Things Got Salty: Letting Go of a Player

It's been a few months. Campaigns have ended, new ones started, and then those ended and others began. Had a group break up with one of the players; which sorta took over August as I was readjusting mentally to things. It was a strange experience and felt a lot like breaking up with someone. Telling a player that you can't run games for them anymore is a hard thing to do. It's necessary sometimes though. Like pruning a bush so it can grow better in the long run.

There was a player that had been gaming with me from the beginning that had been playing their own version of every game we played without ever bothering to tell me that's what they were doing. The approach was to play a slightly more dickish version of themselves in every game. So far that's pretty standard RPG character stuff, but the problem arose when he forgot everything that made his character in that specific game unique or useful. Like a wizard forgetting it has spells in D&D. Just nothing that makes any sort of sense if you are trying to play a game.

The player also admitted great difficulty in remembering any of the details of the story or their character between sessions; which incidentally meant the prep emails I sent a few days before each session recapping the events and the write ups I was doing on this blog were not being read by this player which defeated part of the purpose of my efforts. The result of this meant that every game the player was part of they were having a different conversation than the rest of the people at the table and the campaign would dissolve in lackluster efforts from everyone.

Now I'm positive they would tell version of the events: rules too difficult to remember, characters too complex to remember, too much story to remember, etc. But to that I'd say we have spent 2-3 years playing using nothing but games built on the Apocalypse World system, they had a character sheet that was rarely more than a page long, and I sent recap emails within a few days of the game. The straw that broke the GM's back was when they said they wanted RPGs to be like a videogame where they could show up each week, plug in and then unplug and not need to remember anything about the game or their character.

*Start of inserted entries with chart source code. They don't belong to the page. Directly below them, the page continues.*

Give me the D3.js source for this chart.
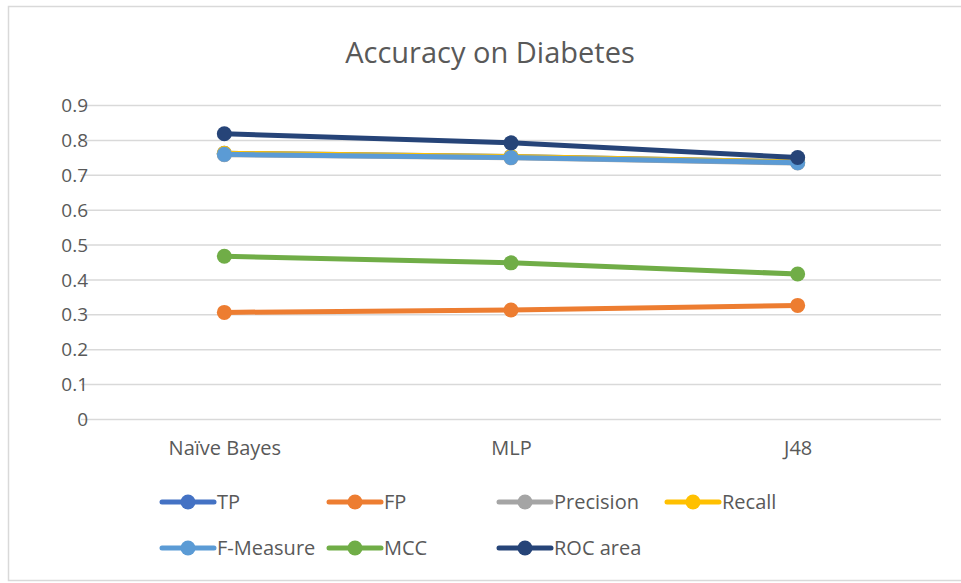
<!DOCTYPE html>
<html lang="en">
<head>
    <meta charset="utf-8">
    <title>Accuracy on Diabetes</title>
    <script src="https://d3js.org/d3.v7.min.js"></script>
    <style>
        body { margin: 0; background: #fff; }
        text { font-family: "Open Sans", Lato, sans-serif; fill: #595959; }
    </style>
</head>
<body>
<script type="text/javascript">

    //Data
    const classifiers = ["Naïve Bayes", "MLP", "J48"];
    const seriesNames = ["TP", "FP", "Precision", "Recall", "F-Measure", "MCC", "ROC area"];
    const tp = [0.763, 0.754, 0.738];
    const fp = [0.307, 0.314, 0.327];
    const precision = [0.759, 0.750, 0.735];
    const recall = [0.763, 0.754, 0.738];
    const fMeasure = [0.760, 0.751, 0.736];
    const mcc = [0.468, 0.449, 0.417];
    const rocArea = [0.819, 0.793, 0.751];
    const yTicks = [0, 0.1, 0.2, 0.3, 0.4, 0.5, 0.6, 0.7, 0.8, 0.9];

    const seriesColors = ["#4472C4", "#ED7D31", "#A5A5A5", "#FFC000", "#5B9BD5", "#70AD47", "#264478"];
    const seriesValues = [tp, fp, precision, recall, fMeasure, mcc, rocArea];

    const w = 961;
    const h = 583;

    const svg = d3.select("body")
        .append("svg")
        .attr("width", w)
        .attr("height", h);

    //chart border
    svg.append("rect")
        .attr("x", 8.5)
        .attr("y", 6.5)
        .attr("width", 960)
        .attr("height", 574)
        .attr("fill", "none")
        .attr("stroke", "#d9d9d9")
        .attr("stroke-width", 1.5);

    //title
    svg.append("text")
        .attr("x", 490)
        .attr("y", 63)
        .attr("text-anchor", "middle")
        .style("font-size", "29px")
        .text("Accuracy on Diabetes");

    //scales
    const x = d3.scalePoint()
        .domain(classifiers)
        .range([81, 941])
        .padding(0.5);

    const y = d3.scaleLinear()
        .domain([0, 0.9])
        .range([419.5, 105.5]);

    //gridlines
    svg.append("g")
        .selectAll("line")
        .data(yTicks)
        .enter()
        .append("line")
        .attr("x1", 81)
        .attr("x2", 941)
        .attr("y1", d => y(d))
        .attr("y2", d => y(d))
        .attr("stroke", "#d9d9d9")
        .attr("stroke-width", 1.5);

    //y axis
    const yAxis = svg.append("g")
        .attr("transform", "translate(88,0)")
        .call(d3.axisLeft(y).tickValues(yTicks).tickSize(0).tickFormat(d => d === 0 ? "0" : d3.format(".1f")(d)));
    yAxis.select(".domain").remove();
    yAxis.selectAll("text")
        .attr("x", 0)
        .style("font-size", "19px")
        .style("font-family", "\"Open Sans\", Lato, sans-serif")
        .attr("fill", "#595959");

    //x axis
    const xAxis = svg.append("g")
        .attr("transform", "translate(0,438)")
        .call(d3.axisBottom(x).tickSize(0));
    xAxis.select(".domain").remove();
    xAxis.selectAll("text")
        .style("font-size", "20px")
        .style("font-family", "\"Open Sans\", Lato, sans-serif")
        .attr("fill", "#595959");

    //lines
    const line = d3.line()
        .x((d, i) => x(classifiers[i]))
        .y(d => y(d));

    const groups = svg.selectAll("g.series")
        .data(seriesValues)
        .enter()
        .append("g")
        .attr("class", "series");

    groups.append("path")
        .attr("d", d => line(d))
        .attr("fill", "none")
        .attr("stroke", (d, i) => seriesColors[i])
        .attr("stroke-width", 5)
        .attr("stroke-linecap", "round");

    groups.selectAll("circle")
        .data((d, i) => d.map((v, j) => ({ v: v, j: j, c: seriesColors[i] })))
        .enter()
        .append("circle")
        .attr("cx", d => x(classifiers[d.j]))
        .attr("cy", d => y(d.v))
        .attr("r", 7.5)
        .attr("fill", d => d.c);

    //legend
    const legendCols = [160, 327, 497, 665];
    const legendRows = [502, 548];

    const legend = svg.selectAll("g.legend")
        .data(seriesNames)
        .enter()
        .append("g")
        .attr("class", "legend")
        .attr("transform", (d, i) => "translate(" + legendCols[i % 4] + "," + legendRows[Math.floor(i / 4)] + ")");

    legend.append("line")
        .attr("x1", 2)
        .attr("x2", 54)
        .attr("stroke", (d, i) => seriesColors[i])
        .attr("stroke-width", 5)
        .attr("stroke-linecap", "round");

    legend.append("circle")
        .attr("cx", 28)
        .attr("r", 7.5)
        .attr("fill", (d, i) => seriesColors[i]);

    legend.append("text")
        .attr("x", 57)
        .attr("y", 7)
        .style("font-size", "20px")
        .text(d => d);

</script>
</body>
</html>
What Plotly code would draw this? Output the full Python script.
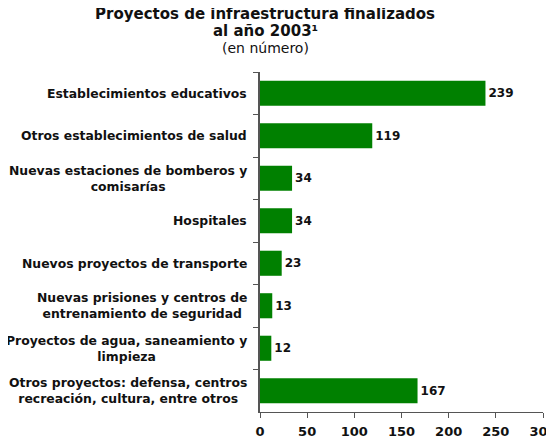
import plotly.graph_objects as go

categories = [
    "Establecimientos educativos",
    "Otros establecimientos de salud",
    "Nuevas estaciones de bomberos y<br>comisarías",
    "Hospitales",
    "Nuevos proyectos de transporte",
    "Nuevas prisiones y centros de<br>entrenamiento de seguridad",
    "Proyectos de agua, saneamiento y<br>limpieza",
    "Otros proyectos: defensa, centros<br>recreación, cultura, entre otros",
]
values = [239, 119, 34, 34, 23, 13, 12, 167]
x_ticks = [0, 50, 100, 150, 200, 250, 300]

title_line1 = "Proyectos de infraestructura finalizados"
title_line2 = "al año 2003¹"
subtitle = "(en número)"

FONT = "DejaVu Sans"
GREEN = "#008000"
AXIS = "#555555"
TXT = "#111111"

# page body has an 8px margin: figure coordinates = page coordinates - 8
OFF = 8
W, H = 554 - OFF, 442 - OFF
L, T = 260 - OFF, 72 - OFF
R = W - (543 - OFF)
B = H - (412 - OFF)
plot_h = H - T - B
plot_w = W - L - R

def py(p):
    return (H - B - (p - OFF)) / plot_h

def px(p):
    return ((p - OFF) - L) / plot_w

fig = go.Figure()
fig.add_trace(go.Bar(
    y=categories, x=values, orientation="h",
    marker=dict(color=GREEN, line=dict(width=0)),
    text=[str(v) for v in values], textposition="outside",
    textfont=dict(family=FONT, size=12, color=TXT, weight="bold"),
    cliponaxis=False,
))

annotations = []
for txt, ypix, size, weight in [
    (title_line1, 14, 15, "bold"),
    (title_line2, 31, 15, "bold"),
    (subtitle, 48, 14, "normal"),
]:
    annotations.append(dict(
        text=txt, xref="paper", yref="paper", x=px(265), y=py(ypix),
        xanchor="center", yanchor="middle", showarrow=False,
        font=dict(family=FONT, size=size, color=TXT, weight=weight),
    ))

for c in categories:
    annotations.append(dict(
        text=c, xref="paper", yref="y", x=0, y=c,
        xanchor="right", yanchor="middle", xshift=-11, align="center",
        showarrow=False,
        font=dict(family=FONT, size=12.4, color=TXT, weight="bold"),
    ))

fig.update_layout(
    width=W, height=H,
    margin=dict(l=L, r=R, t=T, b=B, pad=0),
    paper_bgcolor="white", plot_bgcolor="white",
    showlegend=False, bargap=0.41,
    annotations=annotations,
    xaxis=dict(
        range=[0, 300], tickvals=x_ticks, showgrid=False, zeroline=False,
        showline=True, linecolor=AXIS, linewidth=1,
        ticks="outside", ticklen=5, tickcolor=AXIS,
        ticklabeloverflow="allow", automargin=False, ticklabelstandoff=2,
        tickfont=dict(family=FONT, size=13, color=TXT, weight="bold"),
    ),
    yaxis=dict(
        autorange="reversed", showgrid=False, zeroline=False,
        showline=True, linecolor=AXIS, linewidth=1.5,
        ticks="outside", ticklen=5, tickcolor=AXIS, tickson="boundaries",
        showticklabels=False,
    ),
)

fig.write_html("out.html")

One of my mantras with all players is RPGs are not videogames. That's kind of the whole fucking point. Videogames restrict you to specific actions and limits game space. RPGs allow you the freedom of unlimited customization, that's one of the reasons to play them. Maybe you want to be a crazed barbarian and an Elven hunter fighting a horde of alien monsters instead of some power armored gun toting space marine. Maybe you want that space marine to go AWOL and open a bar on a mostly defunct spacestation that emulates Cheers only with nightly futuristic bar brawls. That's why you play RPGs, because they are limiting your experience.

The more I thought about the descriptions of their approaches and desires for it the more I realized RPGs couldn't deliver what they were looking for at all. They need actual video games, or an improv group, or a masochist GM that only wants to run oneshots for all eternity.

As a GM, it's important to be aware of what the players are expecting/hoping for at the table before you get gaming. Having one player that would want to build a story and loved the idea of having a rich backstory and build them into becoming a badass and another player that liked inappropriate jokes and gave zero shits about building a story with friends or their character's history, made running a coherent campaign difficult. If people are going to be expecting contradictory kinds experiences it's really important to get that cleared up before the game. It isn't impossible to have one player want a lot of combat and another want to sneak around, or be diplomatic, in the same game. It is impossible to have one player playing their own version of each game without telling anyone while everyone else is playing the actual game they agreed to play.

On the plus side of all this, I realized that particular player's shitty approach forced me to become a better GM. All my other groups are running smoothly and the remaining player has since grown immensely as a player in understanding how to get into it and get the most out of it. There was one of those "OH! So THAT is what RPGs are all about." moments after a solo session that warmed the cockles of my GM heart. That player has also brought new players into the group and even wanted to revisit a game that had been sorta botched the last time we played.

It's a shitty situation, but it's going to be better in the long run for everyone involved if a GM let's a player go if it's clear it's just not gonna work. You win some and you lose some.